HI @liviuchircu ! It is very difficult to catch, to reproduce this situation. I tried to run a typical script on a test system. The call is as follows: SippUAC -> Opensips <---> HttpServerRequest (Responce) -> SippUAS. The script ran with the following parameters 25,000 calls 100 of simultaneous calls and 100 calls per seconds. One call lasts 2 seconds. I see how shared memory grows. If you put more than 30,000 calls, then segafault occurs because shmem memory runs out

It seemed strange to me that 10 minutes after the end of the test, the memory in top is still large. Perhaps my problem is that the memory is gradually accumulating. It is strange that on the prod system I do not see an increase in memory consumption. But on the test this happens. I started my test the RES at TOP was 2244. After test it was 185432, After 30 minutes The RES was almost the same. This is my sipp UAC stress_uac_opensips_no_rtp_cf_1_1_isup.txt

olegans1972 commented 4 years ago

Hello @liviuchircu!

I checked again, the memory does not leak. There was an error in the SIPP script

liviuchircu commented 4 years ago

Cheers, @olegans1972 - do let me know if you find a way to reproduce the crash and I will resume the work here. Otherwise, the opensips.txt in-depth analysis will have to wait for the beta testing phase of 3.1, when I will be able to dedicate a good half of day's work for it... unless someone else chimes in and offers to help in the meantime, of course :)

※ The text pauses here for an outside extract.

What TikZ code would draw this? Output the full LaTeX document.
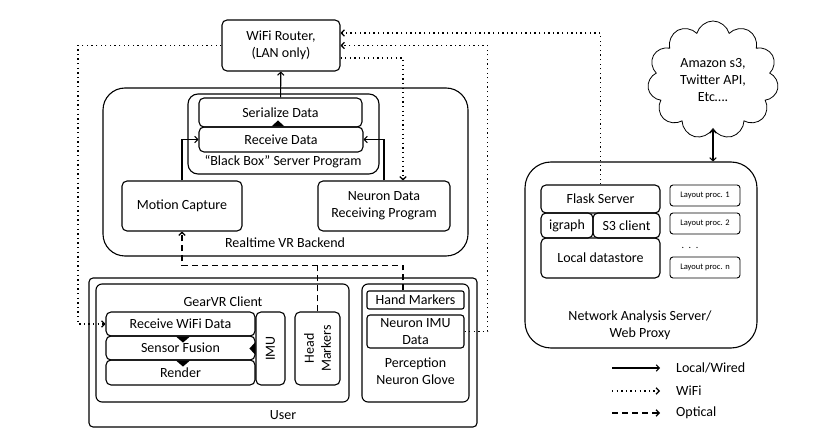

olegans1972 commented 4 years ago

Hi! @liviuchircu! I can’t reproduce the problem on the lab We decided to switch to version 3.0.2. And try to solve all the problems on the new version. I have already opened a task https://github.com/OpenSIPS/opensips/issues/2105

This problem is not related to segfault, but as it seems to us, it could have contributed to it.

liviuchircu commented 4 years ago

This is interesting! So you're saying that rest_client works 100% fine on 2.4.x, with no async(rest_post()) occasional timeouts?

olegans1972 commented 4 years ago

Sometimes I saw the same problem. But at the 2.4.7 we use default timeout 20 sec. Probably the buffer could fill up and this led to segfault so now we tried to limit it with a timer

stale[bot] commented 4 years ago

Any updates here? No progress has been made in the last 15 days, marking as stale. Will close this issue if no further updates are made in the next 30 days.

olegans1972 commented 4 years ago

We have switched on all our servers to version 3.0.2 and continue observations there

stale[bot] commented 4 years ago

Any updates here? No progress has been made in the last 15 days, marking as stale. Will close this issue if no further updates are made in the next 30 days.

stale[bot] commented 4 years ago

Marking as closed due to lack of progress for more than 30 days. If this issue is still relevant, please re-open it with additional details.